Shares of Hong Kong Exchanges have dropped 14 percent since its offer for the LME was reported in February. The benchmark Bloomberg World Exchanges Index of global bourse operators has fallen about 9 percent in the same period. The stock hit this year’s low of HK$100 on July 26 after LME shareholders approved the merger.
Metals prices more than tripled in the past decade as demand from emerging markets overwhelmed supplies from mines. The LME handled a record $15.4 trillion of contracts last year. The 135-years old exchange sets global prices for metals from copper to aluminum to nickel.
Hong Kong Exchanges, which lost its place as the world’s biggest exchange operator by market value to CME Group, is seeking to broaden its business as the pipeline of large initial public offerings from China slows and equity volumes fall. The bourse agreed to maintain the LME’s contract structure and open- outcry trading, conducted at the bourse on Leadenhall Street in London’s financial district.

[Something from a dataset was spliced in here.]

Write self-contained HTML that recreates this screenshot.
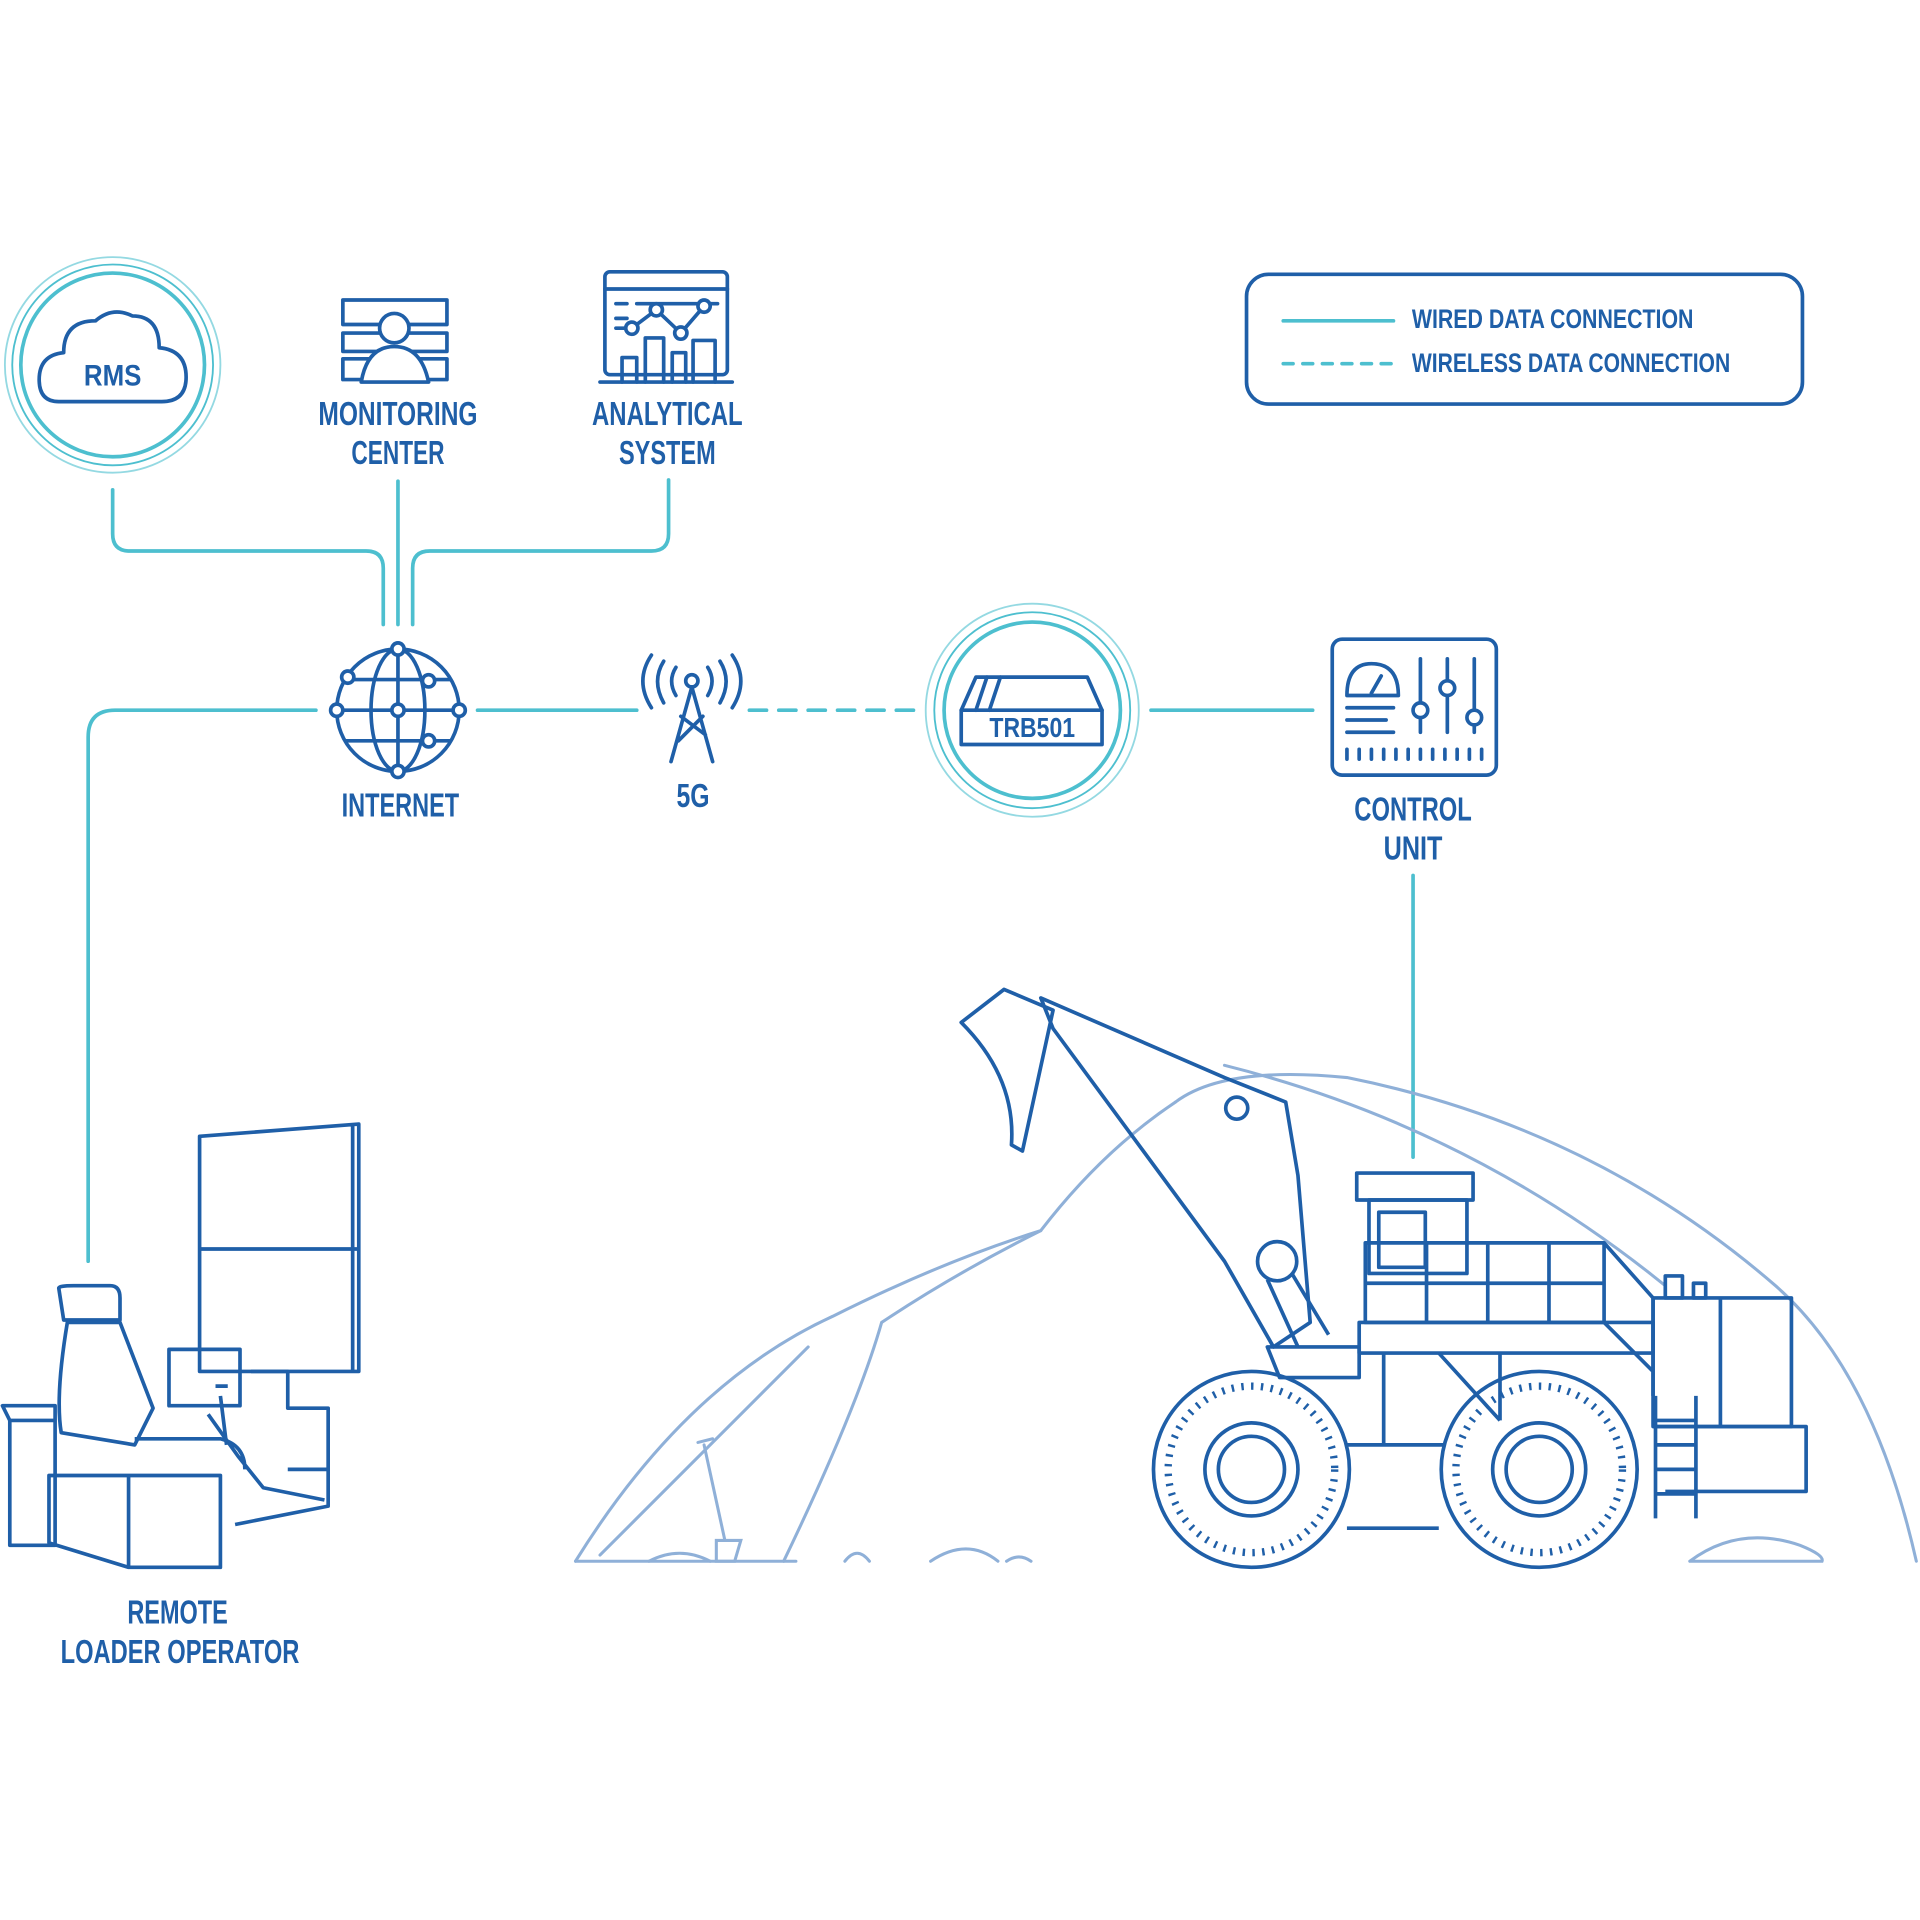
<!DOCTYPE html>
<html><head><meta charset="utf-8"><style>
html,body{margin:0;padding:0;background:#fff;}
svg{display:block;}
text{font-family:"Liberation Sans",sans-serif;font-weight:bold;fill:#1f5fa8;text-anchor:middle;}
</style></head><body>
<svg width="1920" height="1920" viewBox="0 0 1568 1568" xmlns="http://www.w3.org/2000/svg">
<rect width="1568" height="1568" fill="#fff"/>
<g fill="none" stroke="#4dbfcf" stroke-width="3" stroke-linecap="round">
  <path d="M92 400 V436 Q92 450 106 450 H299 Q313 450 313 464 V510"/>
  <path d="M325 393 V510"/>
  <path d="M546 392 V436 Q546 450 532 450 H351 Q337 450 337 464 V510"/>
  <path d="M258 580 H94 Q72 580 72 602 V1030"/>
  <path d="M390 580 H520"/>
  <path d="M612 580 H750" stroke-dasharray="14 10"/>
  <path d="M940 580 H1072"/>
  <path d="M1154 715 V945"/>
  <path d="M1048 262 H1138"/>
  <path d="M1048 297 H1138" stroke-dasharray="8 8"/>
  <circle cx="92" cy="298" r="88" stroke-width="1.5" opacity=".6"/>
  <circle cx="92" cy="298" r="82" stroke-width="1.5"/>
  <circle cx="92" cy="298" r="75"/>
  <circle cx="843" cy="580" r="87" stroke-width="1.5" opacity=".6"/>
  <circle cx="843" cy="580" r="80" stroke-width="1.5"/>
  <circle cx="843" cy="580" r="72"/>
</g>
<g fill="none" stroke="#1f5fa8" stroke-width="3" stroke-linejoin="round" stroke-linecap="round">
  <rect x="1018" y="224" width="454" height="106" rx="18"/>
  <path d="M48 328 Q32 328 32 310 Q32 290 52 288 Q52 262 78 262 Q92 250 108 258 Q130 258 130 284 Q152 286 152 308 Q152 328 132 328 Z"/>
  <rect x="280" y="245" width="85" height="20"/><rect x="280" y="272" width="85" height="15"/><rect x="280" y="293" width="85" height="17"/>
  <circle cx="322" cy="268" r="12" fill="#fff"/>
  <path d="M295 312 Q300 283 322 283 Q344 283 350 312 Z" fill="#fff"/>
  <rect x="494" y="222" width="100" height="84" rx="4"/>
  <path d="M494 236 H594 M490 312 H598 M503 248 H512 M520 248 H586 M503 260 H512 M503 268 H512"/>
  <path d="M516 268 L536 253 L556 272 L575 250"/>
  <circle cx="516" cy="268" r="5" fill="#fff"/><circle cx="536" cy="253" r="5" fill="#fff"/><circle cx="556" cy="272" r="5" fill="#fff"/><circle cx="575" cy="250" r="5" fill="#fff"/>
  <path d="M508 312 V292 H520 V312 M527 312 V276 H542 V312 M549 312 V288 H560 V312 M566 312 V278 H584 V312"/>
  <circle cx="325" cy="580" r="50"/>
  <ellipse cx="325" cy="580" rx="22" ry="50"/>
  <path d="M325 530 V630 M282 555 H368 M275 580 H375 M282 605 H368"/>
  <g fill="#fff"><circle cx="325" cy="530" r="5"/><circle cx="325" cy="630" r="5"/><circle cx="325" cy="580" r="5"/><circle cx="275" cy="580" r="5"/><circle cx="375" cy="580" r="5"/><circle cx="284" cy="553" r="5"/><circle cx="350" cy="556" r="5"/><circle cx="350" cy="605" r="5"/></g>
  <circle cx="565" cy="556" r="5"/>
  <path d="M565 561 L548 622 M565 561 L582 622 M556 585 L576 600 M574 585 L554 605"/>
  <path d="M552 545 Q545 556 552 568 M578 545 Q585 556 578 568 M542 540 Q532 556 542 574 M588 540 Q598 556 588 574 M532 535 Q518 556 532 578 M598 535 Q612 556 598 578"/>
  <path d="M785 580 L797 553 H888 L900 580"/>
  <rect x="785" y="580" width="115" height="28"/>
  <path d="M797 580 L806 553 M808 580 L817 553"/>
  <rect x="1088" y="522" width="134" height="111" rx="8"/>
  <path d="M1100 568 Q1100 542 1120 542 Q1142 542 1142 568 Z M1120 566 L1128 552"/>
  <path d="M1100 578 H1138 M1100 588 H1132 M1100 598 H1138"/>
  <path d="M1160 538 V598 M1182 538 V598 M1204 538 V598"/>
  <g fill="#fff"><circle cx="1160" cy="580" r="6"/><circle cx="1182" cy="562" r="6"/><circle cx="1204" cy="586" r="6"/></g>
  <path d="M1100 612 V620 M1110 612 V620 M1120 612 V620 M1130 612 V620 M1140 612 V620 M1150 612 V620 M1160 612 V620 M1170 612 V620 M1180 612 V620 M1190 612 V620 M1200 612 V620 M1210 612 V620"/>
</g>
<g fill="none" stroke="#8fb0d8" stroke-width="2.5" stroke-linecap="round">
  <path d="M470 1275 Q560 1130 680 1075 Q770 1030 850 1005 Q900 940 960 900"/>
  <path d="M490 1270 Q600 1160 660 1100"/>
  <path d="M640 1275 Q700 1150 720 1080 Q780 1040 850 1005"/>
  <path d="M960 900 Q1000 870 1100 880 Q1300 920 1450 1050 Q1530 1120 1565 1275"/>
  <path d="M1000 870 Q1200 920 1360 1050"/>
  <path d="M470 1275 H650 M690 1275 Q700 1262 710 1275 M760 1275 Q790 1255 815 1275 M822 1275 Q832 1268 842 1275 M1380 1275 Q1420 1245 1470 1262 Q1490 1270 1488 1275 H1380"/>
  <path d="M575 1180 L592 1258 M570 1178 L582 1175 M585 1258 L605 1258 L600 1275 L585 1275 Z"/>
  <path d="M530 1275 Q555 1262 580 1275"/>
</g>
<g fill="none" stroke="#1f5fa8" stroke-width="3" stroke-linejoin="round">
  <path d="M785 835 L820 808 L860 825 L835 940 L826 935 Q830 880 785 835 Z"/>
  <path d="M850 815 L1000 880 L1050 900 L1060 960 L1070 1080 L1040 1100 L1000 1030 L860 840 Z"/>
  <circle cx="1010" cy="905" r="9"/>
  <circle cx="1043" cy="1030" r="16"/>
  <path d="M1035 1045 L1060 1100 M1055 1040 L1085 1090"/>
  <path d="M1035 1100 H1110 V1125 H1045 Z"/>
  <rect x="1108" y="958" width="95" height="22"/>
  <rect x="1118" y="980" width="80" height="60"/>
  <rect x="1126" y="990" width="38" height="45"/>
  <path d="M1115 1015 H1310 V1080 H1115 Z M1165 1015 V1080 M1215 1015 V1080 M1265 1015 V1080 M1115 1048 H1310"/>
  <path d="M1310 1015 L1350 1060 V1140 M1310 1080 L1350 1120"/>
  <path d="M1110 1080 H1350 V1105 H1110 Z"/>
  <path d="M1130 1105 V1180 M1175 1105 L1225 1160 M1225 1105 V1160"/>
  <rect x="1350" y="1060" width="113" height="105"/>
  <path d="M1405 1060 V1165 M1350 1165 H1475 V1218 H1360"/>
  <rect x="1360" y="1042" width="14" height="18"/><rect x="1383" y="1048" width="10" height="12"/>
  <path d="M1352 1140 V1240 M1385 1140 V1240 M1352 1160 H1385 M1352 1180 H1385 M1352 1200 H1385 M1352 1220 H1385"/>
  <path d="M1100 1180 H1180 M1100 1248 H1175"/>
  <circle cx="1022" cy="1200" r="80"/><circle cx="1022" cy="1200" r="68" stroke-dasharray="2 6" stroke-width="6"/>
  <circle cx="1022" cy="1200" r="38"/><circle cx="1022" cy="1200" r="27"/>
  <circle cx="1257" cy="1200" r="80"/><circle cx="1257" cy="1200" r="68" stroke-dasharray="2 6" stroke-width="6"/>
  <circle cx="1257" cy="1200" r="38"/><circle cx="1257" cy="1200" r="27"/>
  <path d="M163 928 L293 918 V1120 L163 1120 Z M163 1020 H293 M288 918 V1120"/>
  <path d="M205 1120 H235 V1150 H268 V1230 L192 1245 M235 1200 H268"/>
  <path d="M138 1102 H196 V1148 H138 Z"/>
  <path d="M48 1052 Q48 1050 60 1050 H90 Q98 1050 98 1060 V1078 H52 Z"/>
  <path d="M55 1080 Q45 1140 50 1170 L110 1180 L125 1150 L98 1080 Z"/>
  <path d="M40 1205 H180 V1280 H105 L40 1260 Z M105 1205 V1280"/>
  <path d="M110 1175 H180 Q200 1180 200 1200 M170 1155 L195 1190 L215 1215 L265 1225"/>
  <path d="M2 1148 H45 V1262 H8 V1160 Z M8 1160 H45"/>
  <path d="M180 1140 L185 1180 M176 1132 h10"/>
</g>
<g lengthAdjust="spacingAndGlyphs">
<text x="92" y="315" font-size="24" textLength="47" lengthAdjust="spacingAndGlyphs">RMS</text>
<text x="325" y="347" font-size="27" textLength="130" lengthAdjust="spacingAndGlyphs">MONITORING</text>
<text x="325" y="379" font-size="27" textLength="76" lengthAdjust="spacingAndGlyphs">CENTER</text>
<text x="545" y="347" font-size="27" textLength="123" lengthAdjust="spacingAndGlyphs">ANALYTICAL</text>
<text x="545" y="379" font-size="27" textLength="79" lengthAdjust="spacingAndGlyphs">SYSTEM</text>
<text x="327" y="667" font-size="27" textLength="96" lengthAdjust="spacingAndGlyphs">INTERNET</text>
<text x="566" y="659" font-size="27" textLength="27" lengthAdjust="spacingAndGlyphs">5G</text>
<text x="843" y="602" font-size="23" textLength="70" lengthAdjust="spacingAndGlyphs">TRB501</text>
<text x="1154" y="670" font-size="27" textLength="96" lengthAdjust="spacingAndGlyphs">CONTROL</text>
<text x="1154" y="702" font-size="27" textLength="48" lengthAdjust="spacingAndGlyphs">UNIT</text>
<text x="145" y="1326" font-size="27" textLength="82" lengthAdjust="spacingAndGlyphs">REMOTE</text>
<text x="147" y="1358" font-size="27" textLength="195" lengthAdjust="spacingAndGlyphs">LOADER OPERATOR</text>
<text x="1153" y="268" font-size="22" style="text-anchor:start" textLength="230" lengthAdjust="spacingAndGlyphs">WIRED DATA CONNECTION</text>
<text x="1153" y="304" font-size="22" style="text-anchor:start" textLength="260" lengthAdjust="spacingAndGlyphs">WIRELESS DATA CONNECTION</text>
</g>
</svg>
</body></html>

The Asian exchange also will keep the existing warehousing network, help the LME develop its own clearinghouse and hold trading fees until at least the start of 2015. It will seek to bring “a lot more volume” to the LME and may help the LME to set up warehouses in China, reduce trading restrictions in China, or even expand operations to Asian hours and clearing contracts in yuan, Charles Li, Hong Kong Exchanges chief executive officer, said Oct. 15.
As a second stage, Hong Kong Exchanges may expand the LME into trading iron ore, freight, coking coal and even agricultural products, including rubber, as part of the next stage of growth after the acquisition, Li said.
Chris Hamilton, a spokesman for the FSA, confirmed the FSA has approved change in control of the LME.